Al Qaboos è mancato nei primi giorni del 2020 ma credo resterà nella memoria e nel cuore dei suoi sudditi per la grande trasformazione che ha guidato.

La Royal Opera House Muscat (in arabo دار الأوبرا السلطانية مسقط) di Mascate (Muscat in inglese) è uno dei suoi lasciti più importanti assieme alla Grande Moschea Al Qaboos. Spesso viene chiamato con semplicemente con l’acronimo ROHM, dalle iniziali del suo nome completo.

È un teatro multiuso situato con una capacità di oltre 1.000 posti costruito tra il 2007 e il 2011 nel quartiere Shati Al-Qurm.

Il complesso è costituito da un teatro per concerti, un auditorium, dei giardini paesaggistici, un mercato culturale con negozi al dettaglio, ristoranti di lusso e un centro d’arte per produzioni musicali, teatrali e operistiche.

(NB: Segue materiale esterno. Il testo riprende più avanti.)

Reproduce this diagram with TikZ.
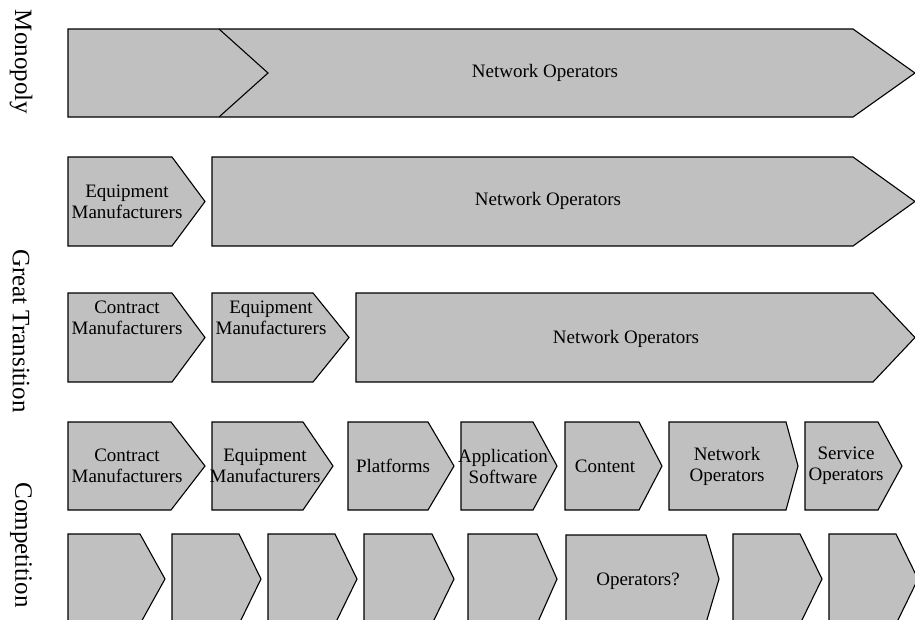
\documentclass[tikz,border=0pt]{standalone}
\usepackage{fontspec}
\setmainfont{Liberation Serif}
\definecolor{boxgray}{RGB}{192,192,192}
\newcommand\Chev[5]{\draw[chev] (#1,#4) -- (#2,#4) -- (#3,{(#4+#5)/2}) -- (#2,#5) -- (#1,#5) -- cycle;}
\begin{document}
\begin{tikzpicture}[x=1pt,y=-1pt,
  chev/.style={fill=boxgray, draw=black, line width=1.1pt, line join=miter},
  lbl/.style={font=\fontsize{19}{21}\selectfont, align=center, inner sep=0pt, text=black},
  era/.style={font=\fontsize{25}{27}\selectfont, rotate=-90, inner sep=0pt}]
\useasboundingbox (0,0) rectangle (915,619);
\clip (0,0) rectangle (915,619);
% Row 1
\Chev{68}{853}{915}{29}{117}
\draw[line width=1.1pt] (219,29) -- (268,73) -- (219,117);
% Row 2
\Chev{68}{172}{205}{157}{246}
\Chev{212}{853}{915}{157}{246}
% Row 3
\Chev{68}{172}{205}{293}{382}
\Chev{212}{313}{349}{293}{382}
\Chev{356}{873}{915}{293}{382}
% Row 4
\Chev{68}{171}{205}{422}{510}
\Chev{212}{303}{333}{422}{510}
\Chev{348}{428}{454}{422}{510}
\Chev{461}{533}{557}{422}{510}
\Chev{565}{639}{662}{422}{510}
\Chev{669}{786}{798}{422}{510}
\Chev{805}{878}{902}{422}{510}
% Row 5
\Chev{68}{140}{165}{534}{624}
\Chev{172}{239}{261}{534}{624}
\Chev{268}{335}{357}{534}{624}
\Chev{364}{432}{454}{534}{624}
\Chev{468}{537}{557}{534}{624}
\Chev{566}{706}{719}{535}{623}
\Chev{733}{800}{822}{534}{624}
\Chev{829}{896}{918}{534}{624}
% Texts
\node[lbl] (r1no) at (545,73) {Network Operators};
\node[lbl] (r2em) at (127,202) {Equipment\\Manufacturers};
\node[lbl] (r2no) at (548,201) {Network Operators};
\node[lbl] (r3cm) at (127,318) {Contract\\Manufacturers};
\node[lbl] (r3em) at (271,318) {Equipment\\Manufacturers};
\node[lbl] (r3no) at (626,339) {Network Operators};
\node[lbl] (r4cm) at (127,466) {Contract\\Manufacturers};
\node[lbl] (r4em) at (265,466) {Equipment\\Manufacturers};
\node[lbl] (r4pf) at (393,466) {Platforms};
\node[lbl] (r4as) at (503,466) {Application\\Software};
\node[lbl] (r4ct) at (605,466) {Content};
\node[lbl] (r4no) at (727,466) {Network\\Operators};
\node[lbl] (r4so) at (846,466) {Service\\Operators};
\node[lbl] (r5op) at (638,581) {Operators?};
% Era labels
\node[era] (mono) at (21,62) {Monopoly};
\node[era] (great) at (21,331) {Great Transition};
\node[era] (comp) at (21,545) {Competition};
\end{tikzpicture}
\end{document}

Un opulente e sofisticato gioiello

L’opulenza si respira in ogni aspetto: la profusione di marmi pregiati sia all’esterno e all’interno dell’edificio è solo una delle componenti di un così sofisticato gioiello.

Una acustica straordinaria. Un organo a canne movibile che è il secondo più grande al mondo.

Una sofistica soluzione ingegneristica che fa scomparire alcune delle logge e delle prime file di sedie quando serve più spazio per l’orchestra.

Esempio di apertura alle culture del mondo da parte di un paese arabo

Ma a colpire di più, specie il turista occidentale inevitabilmente lambito dai riflessi dei pregiudizi contro la supposta, indistinta, cultura araba e musulmana, è la logica che ha portato Al Qaboos a creare questo centro di cultura.

Come ti spiegano i giovani Omaniti che accompagnano i visitatori del teatro, peraltro con un inglese perfetto anche nella ricchezza delle sfumature del linguaggio, lo scopo è stato quello di consentire agli Omaniti di usufruire di tutte le diverse forme di espressione musicale che possono essere rappresentate provenienti da qualsiasi parte del mondo.

Musica come modo di aprirsi al mondo nelle sue diverse forme. Certo hanno giocato la passione di Al Qaboos per la musica e la sua formazione londinese. Va rimarcato che l’insegnamento che ne ha tratto è che la diversità, a partire dalla musica, è una ricchezza che va condivisa con il suo popolo.

In altri paesi arabi e musulmani le cose sono ben diverse. Constatare questa diversità aiutare a superare tanti pregiudizi nei confronti di culture che è sciocco considerare come un tutt’uno perdendone di vista le differenze.